Сталин и писатели Книга третья (Сарнов) - страница 95

— А именно што?.. — Гапа потянула к себе вожжи.

— Ночью вся головка наехала, — сказал Трофим, — бабусю твою законвертовали... Голова рику приехал, секретарь райкому... Ивашку замели, на его должность — вороньковский судья...

Усы Трофима поднялись, как у моржа, снег шевелился на них. Гапа тронула лошадь, потом снова потянула вожжи.

— Трофиме, бабусю за што?..

Юшко остановился и протрубил издалека, сквозь веющие, летящие снега:

— Кажуть, агитацию разводила про конец света... Припадая на ногу, он пошел дальше, и сейчас же широкую его спину затерло небо, небо, слившееся с землей.

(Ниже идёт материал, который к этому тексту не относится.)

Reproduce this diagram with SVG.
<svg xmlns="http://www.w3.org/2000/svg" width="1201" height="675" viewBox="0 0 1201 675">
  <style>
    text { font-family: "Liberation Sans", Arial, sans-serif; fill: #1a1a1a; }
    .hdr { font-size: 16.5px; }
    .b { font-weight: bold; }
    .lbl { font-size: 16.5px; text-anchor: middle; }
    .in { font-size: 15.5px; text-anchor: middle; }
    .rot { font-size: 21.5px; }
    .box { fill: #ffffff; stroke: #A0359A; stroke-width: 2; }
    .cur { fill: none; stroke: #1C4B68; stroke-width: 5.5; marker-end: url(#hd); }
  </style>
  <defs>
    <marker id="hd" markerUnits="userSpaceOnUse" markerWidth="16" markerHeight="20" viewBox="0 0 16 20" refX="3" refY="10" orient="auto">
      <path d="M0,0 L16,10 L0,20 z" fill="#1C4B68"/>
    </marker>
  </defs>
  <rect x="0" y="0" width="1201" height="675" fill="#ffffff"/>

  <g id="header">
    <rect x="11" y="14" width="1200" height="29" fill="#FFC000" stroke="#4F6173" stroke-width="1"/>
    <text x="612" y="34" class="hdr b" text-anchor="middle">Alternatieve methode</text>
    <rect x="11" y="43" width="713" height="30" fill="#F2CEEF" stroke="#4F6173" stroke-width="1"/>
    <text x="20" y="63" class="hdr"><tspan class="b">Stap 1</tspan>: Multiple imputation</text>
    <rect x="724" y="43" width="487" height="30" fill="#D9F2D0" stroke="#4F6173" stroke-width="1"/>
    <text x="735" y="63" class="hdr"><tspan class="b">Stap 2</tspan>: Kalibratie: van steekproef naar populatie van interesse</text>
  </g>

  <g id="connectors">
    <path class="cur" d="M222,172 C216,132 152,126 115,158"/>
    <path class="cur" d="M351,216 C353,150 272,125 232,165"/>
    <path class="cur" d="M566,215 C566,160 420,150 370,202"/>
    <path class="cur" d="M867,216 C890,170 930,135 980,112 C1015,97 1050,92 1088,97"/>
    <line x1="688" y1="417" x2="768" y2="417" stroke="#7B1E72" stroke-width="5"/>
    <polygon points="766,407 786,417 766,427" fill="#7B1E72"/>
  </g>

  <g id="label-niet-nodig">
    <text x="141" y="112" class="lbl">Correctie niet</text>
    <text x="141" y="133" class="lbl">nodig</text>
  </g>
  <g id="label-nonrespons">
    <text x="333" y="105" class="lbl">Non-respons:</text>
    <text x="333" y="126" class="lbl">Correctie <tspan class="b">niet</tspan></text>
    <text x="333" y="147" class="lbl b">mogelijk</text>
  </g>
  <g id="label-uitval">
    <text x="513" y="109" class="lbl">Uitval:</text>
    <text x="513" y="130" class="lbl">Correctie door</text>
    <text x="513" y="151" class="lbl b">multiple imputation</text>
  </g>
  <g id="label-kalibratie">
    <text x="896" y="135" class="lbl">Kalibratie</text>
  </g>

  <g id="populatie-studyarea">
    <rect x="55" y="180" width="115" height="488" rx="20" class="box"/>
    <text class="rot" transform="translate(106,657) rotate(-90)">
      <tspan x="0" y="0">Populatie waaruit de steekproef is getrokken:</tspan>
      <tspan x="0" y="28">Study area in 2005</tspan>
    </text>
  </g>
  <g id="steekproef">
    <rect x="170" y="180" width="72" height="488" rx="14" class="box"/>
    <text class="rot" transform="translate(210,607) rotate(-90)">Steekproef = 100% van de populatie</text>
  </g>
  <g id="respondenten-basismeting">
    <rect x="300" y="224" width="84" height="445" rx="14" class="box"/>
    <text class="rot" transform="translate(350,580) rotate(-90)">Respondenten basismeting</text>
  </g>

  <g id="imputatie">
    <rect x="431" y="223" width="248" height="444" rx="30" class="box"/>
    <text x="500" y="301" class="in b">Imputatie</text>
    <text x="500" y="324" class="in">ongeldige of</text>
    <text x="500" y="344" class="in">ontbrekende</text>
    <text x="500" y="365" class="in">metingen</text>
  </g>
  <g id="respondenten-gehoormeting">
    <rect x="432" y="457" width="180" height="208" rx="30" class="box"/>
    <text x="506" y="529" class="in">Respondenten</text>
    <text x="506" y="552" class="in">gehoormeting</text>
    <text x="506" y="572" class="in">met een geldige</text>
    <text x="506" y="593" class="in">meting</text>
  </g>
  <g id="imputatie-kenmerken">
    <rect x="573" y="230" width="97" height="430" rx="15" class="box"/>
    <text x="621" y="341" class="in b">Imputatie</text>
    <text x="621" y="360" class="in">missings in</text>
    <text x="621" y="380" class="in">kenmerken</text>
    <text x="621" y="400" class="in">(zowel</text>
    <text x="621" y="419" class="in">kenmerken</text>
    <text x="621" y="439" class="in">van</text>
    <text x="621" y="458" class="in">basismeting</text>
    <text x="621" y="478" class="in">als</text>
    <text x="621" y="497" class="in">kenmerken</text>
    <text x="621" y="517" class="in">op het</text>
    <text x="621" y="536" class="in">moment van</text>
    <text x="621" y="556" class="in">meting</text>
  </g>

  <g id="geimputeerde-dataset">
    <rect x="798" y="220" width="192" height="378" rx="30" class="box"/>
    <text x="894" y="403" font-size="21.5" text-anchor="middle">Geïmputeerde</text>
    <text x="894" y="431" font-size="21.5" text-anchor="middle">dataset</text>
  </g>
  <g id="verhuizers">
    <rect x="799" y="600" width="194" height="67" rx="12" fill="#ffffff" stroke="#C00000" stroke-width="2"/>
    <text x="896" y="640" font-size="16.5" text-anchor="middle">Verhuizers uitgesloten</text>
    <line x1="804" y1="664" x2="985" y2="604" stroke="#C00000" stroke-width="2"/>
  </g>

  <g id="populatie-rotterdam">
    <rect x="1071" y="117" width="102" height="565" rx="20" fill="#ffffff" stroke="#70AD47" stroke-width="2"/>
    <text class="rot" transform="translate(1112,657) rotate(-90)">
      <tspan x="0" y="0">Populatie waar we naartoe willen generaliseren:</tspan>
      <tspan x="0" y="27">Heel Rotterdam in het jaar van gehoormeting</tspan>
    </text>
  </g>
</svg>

Рассказ называется «Гапа Гужва» и во всех собраниях сочинений Бабеля он фигурирует именно как рассказ. Но в первой публикации («Новый мир», 1931, № 10) у этого рассказа был подзаголовок: «Первая глава из книги «Великая криница».

Была, значит, — если не написана, так задумана, — целая книга.

Даже по тем нескольким строчкам, которые я тут процитировал, можно представить, какое давление цензоров и редакторов пришлось испытать автору этого рассказа при прохождении его в печать. Но в своих взаимоотношениях с цензорами (равно как и с редакторами, выполнявшими роль цензоров) этот «вертлявый Бабель» неизменно проявлял неслыханную твердость и бескомпромиссность. Более уместно тут, пожалуй, даже другое, библейское слово — жестоковыйность.

Источником этой его жестоковыйности было то «чувство достоинства», о котором он писал в письме к матери, — том самом, которое процитировал в своем докладе Вадим Ковский. Приведу это его высказывание еще раз, слегка раздвинув рамки цитаты:

► Я сделан из теста, замешенного на упрямстве и терпении, — и когда эти качества напрягаются до высшей степени, тогда только я чувствую la joie de vivre>{1}, что имеет место и теперь. А для чего же живем в конечном счете? Для наслаждения понимаемого в широком смысле, для утверждения чувства собственной гордости и достоинства.

(Исаак Бабель. Сочинения. Том первый. М., 1990. Стр. 311)

Шолохов в этом смысле являл собой полную противоположность Бабелю. Он был сделан совсем из другого теста, и в этом своем качестве был так же уникален, как Бабель в своем.

В своих взаимоотношениях с цензорами и редакторами он проявлял такую лакейскую готовность к компромиссу, что тут впору говорить уже не о компромиссе, а о полной и безоговорочной капитуляции.

Американский шолоховед Герман Ермолаев, сравнивая издание «Тихого Дона» 1953 года с ранними изданиями романа, обнаружил «около 400 политических изъятий, три четверти которых пришлось на 2-ю книгу». И там же он выявил множество чужеродных вписок, которые «подчеркивали свершения Ленина и Сталина и осуждали Белое движение». Помимо этих политических поправок Ермолаев отметил около 300 пуританских исправлений. Целомудренные редакторы-пуристы убирали даже «упоминания волос на руках, ногах и груди мужчин».